[katello-devel] Travis Testing Pull Requests

Jeff Weiss jweiss at redhat.com
Mon Oct 29 12:18:16 UTC 2012



----- Original Message -----
> From: "Tomas Strachota" <tstrachota at redhat.com>
> To: "Eric Helms" <ehelms at redhat.com>
> Cc: katello-devel at redhat.com
> Sent: Monday, October 29, 2012 5:42:52 AM
> Subject: Re: [katello-devel] Travis Testing Pull Requests
> 
> On 10/26/2012 05:20 PM, Eric Helms wrote:
> > Howdy All,
> >
> > You may notice from today forward that as you open pull requests
> > and
> > make commits to them there will be a status indicator about testing
> > on
> > Travis.  As of https://github.com/Katello/katello/pull/925 we are
> > trying
> > out a Travis configuration that will run the following on all pull
> > requests, repository merges, and updates to pull requests.
> >
> > - CLI unittests
> > - Pylint
> > - SCSS compilation
> > - Rspec unittests
> >
> > The configuration is currently setup to fail-fast. In other words,
> > it
> > will not run all 4 all of the time, it attempts to be as quick as
> > possible, such that if one fails, the build is flagged as failed
> > and
> > execution stops.
> >
> > This may require some tuning as we get used to it, so please
> > provide any
> > feedback or thoughts on the process as we begin to use it.
> >
> > - Eric
> >
> 
> It looks great!
> 
> Just one thought against the fail-fast approach:
> I made a pull request with some server side changes and the tests
> around
> it weren't executed at all because of failing cli unit tests. In this
> case the test report was not very useful. Is it possible to always
> run
> all the tests or is it too resource consuming?
> 
> T.
> 

I agree with the fail-fast approach - in my experience, by trying to get a slower but complete result, you just end up with mostly slow incomplete results.  So you might as well just make it fast.

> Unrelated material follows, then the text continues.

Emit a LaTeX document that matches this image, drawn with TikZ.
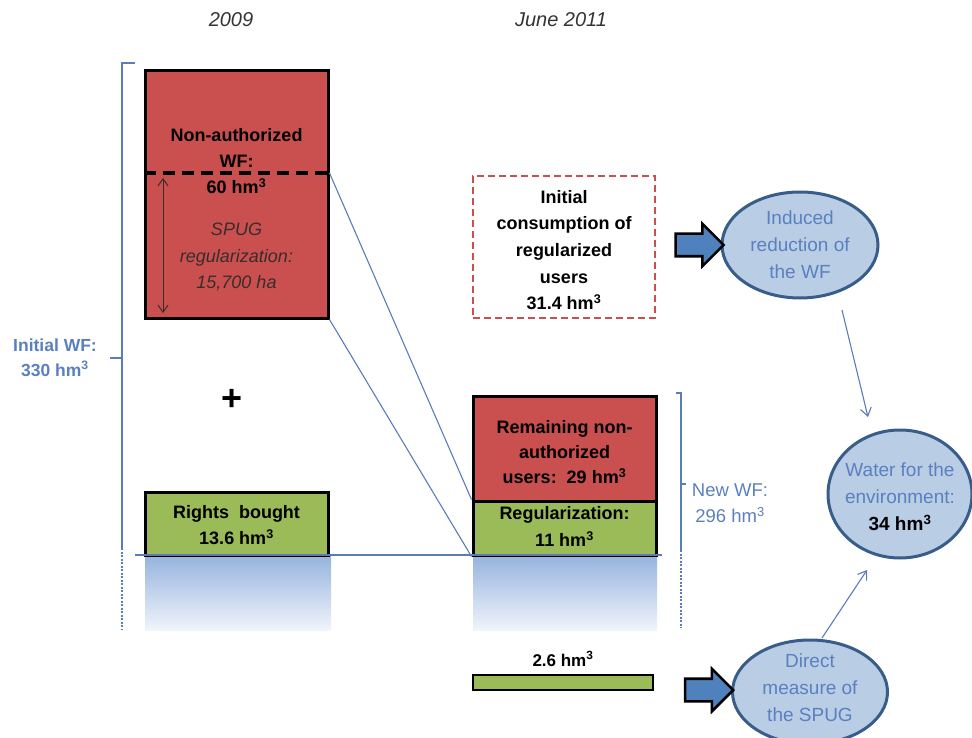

What you're aiming to find out here is "what changes in behavior did my PR cause".  So it's not really about what the test results are, it's the diff between the PR's results, and master's.

Of course it's a whole lot easier to determine that, if master's test runs are kept all green, so that you know any failed test on the PR is important.  The fact that cli tests failed probably means they were failing on master too, which should not be happening, and is part of the problem I think we're trying to solve here.

And then of course there's failures in the testing infrastructure that have nothing to do with katello at all.  So pass == good, but fail == maybe not good.